Lessons Learned forn
Designing a Landing Zone for a large-scale retail customer who is working across multiple clouds requires careful planning, execution, and ongoing management. Following are the lessons learned while aligning client’s multi-cloud environment with industry best practices:
- Standardization: Streamline operations by standardizing architectures, configurations, and processes across multiple clouds using advanced Infrastructure as Code (IaC) tools, ensuring consistency and compliance.
- Centralized Governance: Ensure uniform security, compliance, and operational policies through centralized governance. Robust policies, controls, and monitoring procedures were applied universally across clouds, accommodating unique provider requirements.
- Security Focus: Prioritize security with IAM controls, encryption, network segmentation, and tailored threat detection solutions for each cloud provider's specific needs.
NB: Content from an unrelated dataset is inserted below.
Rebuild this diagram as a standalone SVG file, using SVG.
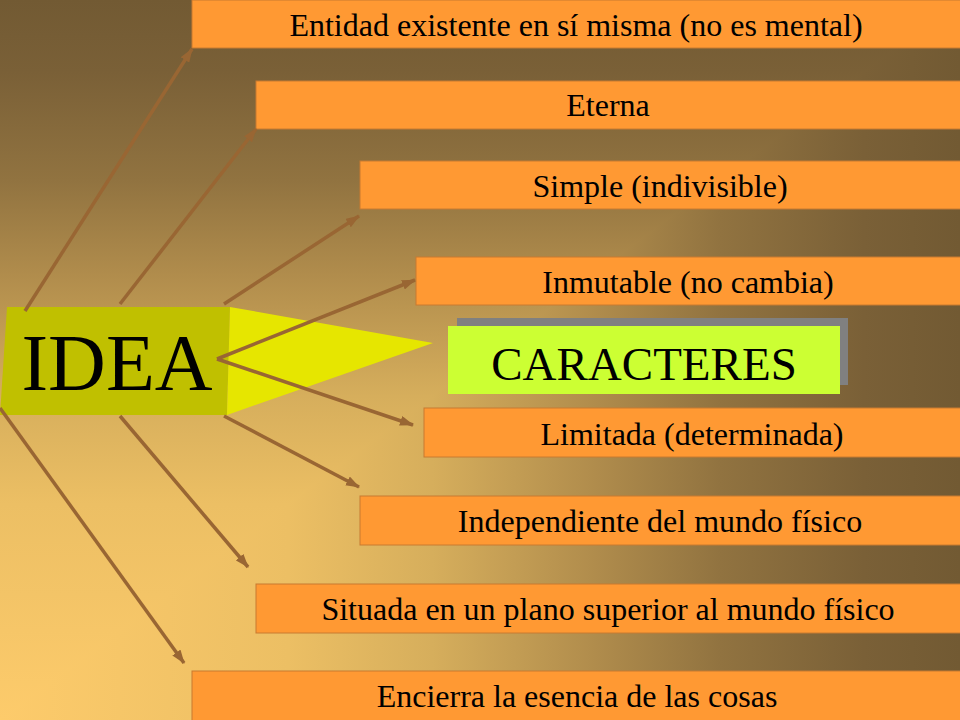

- Compliance Framework: Implement an efficient compliance framework, auditing configurations, monitoring logs, and enforcing standards using automated tools across all clouds.
Conclusion
In summary, the large-scale retail customer encountered several governance and security challenges as they managed their legacy cloud infrastructure. Through their close partnership with Intuitive.Cloud, they strengthened their Landing Zone infrastructure, leading to improved visibility and governance. Consequently, the client successfully built a resilient, secure, and compliant cloud environment, facilitating the acceleration of their cloud adoption initiatives across various platforms.